When the Princeton Model Congress holds its annual conference this fall in Washington, D.C., fewer high school delegations will attend than usual.
Five or six schools — representing about 10 percent of the attending student population — have withdrawn from the program following the events of Sept. 11, according to PMC's co-director of program Jen Carter '03.
The conference, which usually hosts about 900 high school students over one weekend, mimics the national government with a president, cabinet, House, Senate, Supreme Court and press corps.
Princeton, Carter said, is the only school that hosts its Model Congress in Washington. The event's proximity to sightseeing in the nation's capital is an added attraction.
This year, however, PMC's location — the J.W. Mariott Hotel, two blocks from the White House — is a cause for concern rather than an advantage.
"It's basically the same story," Carter said of the withdrawals. "The advisers tell us, 'The school board decided no field trips.' "
In some cases, she added, the schools decided to cancel all school field trips and, in others, only those trips to New York or Washington.
Barbara Pringle, the faculty adviser of the Model Congress club of the Potomac School in McLean, Va., a Washington suburb, said the recent terrorism has not affected her delegation's plans.
"If anything else happened," she said, "there might be a real issue, but for now, we're certainly all going."
Pringle said that her school's proximity to downtown Washington — approximately a 20-minute drive — probably has something to do with continuing plans to attend.
"As people from the Washington area, most of us are doing the same things we always do," she said.
According to Pringle, parents have not asked to remove their children from the program, and because of the late withdrawals, the Potomac School delegation has been allowed to increase its numbers to about 30 students from the previous cap of 25.

This is one of the ways PMC has been filling the spaces left by the withdrawn high schools, according to co-director of program Brian Pick '03.
By the time the other high schools had withdrawn, it was too late to extend invitations to the almost thirty high schools on PMC's waitlist, and the staffers were forced to find ways to fill the holes in committees, the cabinet and the press corps.
"Overall, hopefully [the absences] will not have much effect," Pick said. He added that some students might even benefit.
"It will make it a smaller conference . . . there will be more personal attention for the delegates. We are in the process of working out refunding the money," Pick said. "We're trying to be sensitive to parental worries and to school board decisions."

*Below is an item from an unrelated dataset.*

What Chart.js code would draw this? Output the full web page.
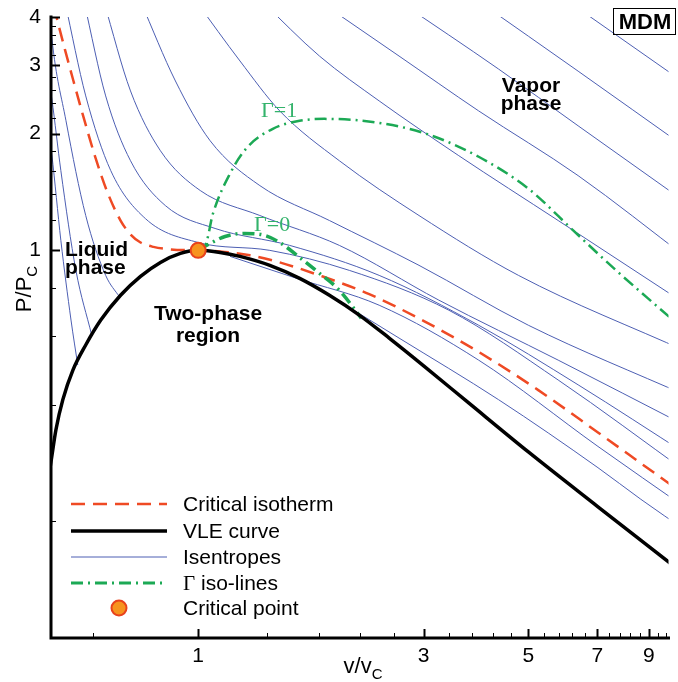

Pick added that PMC is "more flexible with the student fees" — the amount paid by the individuals — than the delegation fees, paid by the schools.
Joanna Ganson '02 and Courtney Mills '02, PMC's executive directors, issued an e-mail statement in which they said the presidential cabinet's annual mock crisis "to stimulate creative thinking about the government's approach to national emergencies" will be replaced by a mock 'diplomatic reception' out of sensitivity for the delegates.
They also quoted a high school adviser, who in withdrawing from the event, wrote, "We regret this decision, and our students and I are very disappointed about not attending the best educational and well organized Model Congress in the nation. We hope that everything will run smoothly as usual and that next year we will be a part of this activity once again."
Ganson and Mills said that despite the absences they "are sure that PMC 2001 will be a fun and successful experience for all involved."